# Framed dog beds???



## David Maddox (Jan 12, 2004)

Need recommendations on the framed dog beds for outside. What brands are best and where to buy them. Thanks.


----------



## 2tall (Oct 11, 2006)

We have the Kuranda Dog beds. Ours are not outside, but in the garage kennels. But I can't think of any reason they would not do just as well. They are tough, lightweight, easy to clean and the dogs love them. This is the first "dog" bed that my lab would sleep on. We bought ours directly from Kuranda. You can google it and order on line. There are other dealers, but we were very pleased with our experience ordering direct.


----------



## frontier (Nov 3, 2003)

I use Kuranda as well...company is really good about replacing corners if the dog's chew them..I initially ordered the plastic pvc..but have gone to the metal ones.. I only use them in the summer in the outside kennels. I've tried some of the other fabric ones that are less expensive but they didn't last long...dogs scratched holes in the middle of the fabric nesting


----------



## Gary Sheets (Aug 2, 2008)

Kuranda beds would get my vote.

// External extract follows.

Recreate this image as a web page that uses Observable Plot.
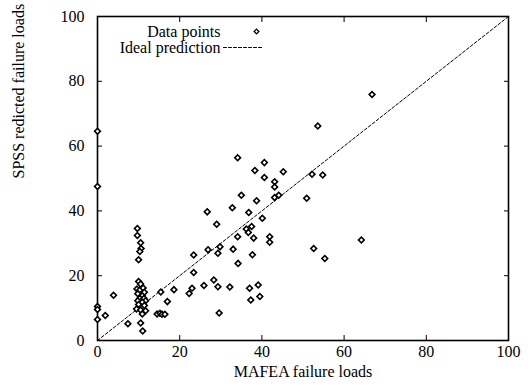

Longest lasting beds I have had.


----------



## WindyCreek (Jan 3, 2007)

Kuranda without a doubt, strong and durable. I use the aluminum framed beds and have never had a problem.


----------



## splashdash (Aug 1, 2007)

What size would you get ? Large (40 x 25), or x-large ( 44x 27) our dogs range from 60 to 80 lbs.


----------



## Zman1001 (Oct 15, 2009)

I personally think bigger is better. Why not give them all the room to move around and stretch out, although either the large or extra large will be just fine. I am actually looking to build one of these. I have priced all of the components, now I just need to find someone to sew the Cordura up for me.


----------



## Chad Baker (Feb 5, 2003)

I got Kuranda beds for all my dogs and they seem to love them. I have heated floors in the kennels so they are not on cold concrete but these guys love hanging out on the new beds. Also seems they are much quieter in the kennels longer since they are extremely comfortable compared to concrete.
CB


----------